* SET TASK:
Look at the data below and print exactly the lines from its first line through the line with "ax = fig.add_axes([0.1, 0.105, 0.871, 0.815])"; the pictures stay out of the copy.

━━━━━━━━

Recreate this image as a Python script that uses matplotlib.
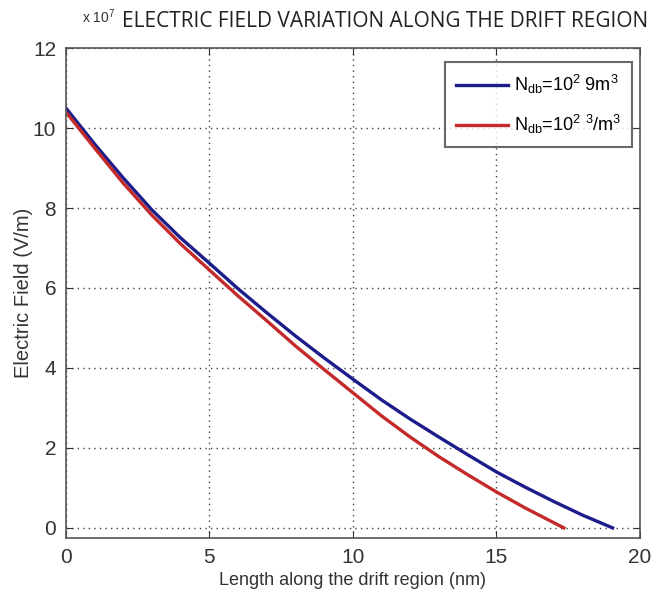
import matplotlib
matplotlib.use('Agg')
from matplotlib import pyplot as plt

# data, field in units of 1e7 V/m
x_blue = [0, 1, 2, 3, 4, 5, 6, 7, 8, 9, 10, 11, 12, 13, 14, 15, 16, 17, 18, 19.05]
e_blue = [10.5, 9.6, 8.75, 7.95, 7.25, 6.62, 5.98, 5.38, 4.8, 4.25, 3.72, 3.2,
          2.72, 2.27, 1.83, 1.4, 1.02, 0.66, 0.32, 0.0]
x_red = [0, 1, 2, 3, 4, 5, 6, 7, 8, 9, 10, 11, 12, 13, 14, 15, 16, 17, 17.35]
e_red = [10.4, 9.5, 8.62, 7.82, 7.1, 6.45, 5.8, 5.18, 4.55, 3.96, 3.38, 2.8,
         2.27, 1.78, 1.33, 0.9, 0.5, 0.13, 0.0]
labels = ['N$_{\\mathrm{db}}$=10$^{2}$ 9m$^{3}$',
          'N$_{\\mathrm{db}}$=10$^{2}$ $^{3}$/m$^{3}$']
xticks = [0, 5, 10, 15, 20]
yticks = [0, 2, 4, 6, 8, 10, 12]

plt.rcParams['font.family'] = ['Liberation Sans', 'DejaVu Sans']
plt.rcParams['mathtext.fontset'] = 'custom'
plt.rcParams['mathtext.rm'] = 'Liberation Sans'

fig = plt.figure(figsize=(6.59, 6.01), dpi=100)
ax = fig.add_axes([0.1, 0.105, 0.871, 0.815])

ax.plot(x_blue, e_blue, color='#1c1c8a', lw=2.4, label=labels[0])
ax.plot(x_red, e_red, color='#c42a2a', lw=2.4, label=labels[1])

ax.set_xlim(0, 20)
ax.set_ylim(-0.25, 12)
ax.set_xticks(xticks)
ax.set_yticks(yticks)
ax.grid(True, linestyle=(0, (1, 3)), color='#444444', lw=1.0)
ax.tick_params(direction='in', top=True, right=True, length=5,
               labelsize=15, colors='#333333', pad=7)
for s in ax.spines.values():
    s.set_color('#555555')
    s.set_linewidth(1.2)

ax.set_xlabel('Length along the drift region (nm)', fontsize=13, color='#333333')
ax.set_ylabel('Electric Field (V/m)', fontsize=14.5, color='#333333')
ax.yaxis.set_label_coords(-0.058, 0.5)

fig.text(0.125, 0.962, 'x 10$^{7}$', fontsize=10, color='#333333')
fig.text(0.584, 0.955, 'ELECTRIC FIELD VARIATION ALONG THE DRIFT REGION',
         ha='center', fontsize=15, family='Open Sans', color='#222222')

leg = ax.legend(loc='upper right', fontsize=13, fancybox=False,
                edgecolor='#444444', handlelength=2.9, borderpad=0.6,
                labelspacing=0.95, handletextpad=0.3, borderaxespad=0,
                bbox_to_anchor=(0.986, 0.971))
leg.get_frame().set_linewidth(1.5)

fig.savefig('out.png', dpi=100)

━━━━━━━━

* SOLUTION TO THE PROBLEM:
Recreate this image as a Python script that uses matplotlib.
import matplotlib
matplotlib.use('Agg')
from matplotlib import pyplot as plt

# data, field in units of 1e7 V/m
x_blue = [0, 1, 2, 3, 4, 5, 6, 7, 8, 9, 10, 11, 12, 13, 14, 15, 16, 17, 18, 19.05]
e_blue = [10.5, 9.6, 8.75, 7.95, 7.25, 6.62, 5.98, 5.38, 4.8, 4.25, 3.72, 3.2,
          2.72, 2.27, 1.83, 1.4, 1.02, 0.66, 0.32, 0.0]
x_red = [0, 1, 2, 3, 4, 5, 6, 7, 8, 9, 10, 11, 12, 13, 14, 15, 16, 17, 17.35]
e_red = [10.4, 9.5, 8.62, 7.82, 7.1, 6.45, 5.8, 5.18, 4.55, 3.96, 3.38, 2.8,
         2.27, 1.78, 1.33, 0.9, 0.5, 0.13, 0.0]
labels = ['N$_{\\mathrm{db}}$=10$^{2}$ 9m$^{3}$',
          'N$_{\\mathrm{db}}$=10$^{2}$ $^{3}$/m$^{3}$']
xticks = [0, 5, 10, 15, 20]
yticks = [0, 2, 4, 6, 8, 10, 12]

plt.rcParams['font.family'] = ['Liberation Sans', 'DejaVu Sans']
plt.rcParams['mathtext.fontset'] = 'custom'
plt.rcParams['mathtext.rm'] = 'Liberation Sans'

fig = plt.figure(figsize=(6.59, 6.01), dpi=100)
ax = fig.add_axes([0.1, 0.105, 0.871, 0.815])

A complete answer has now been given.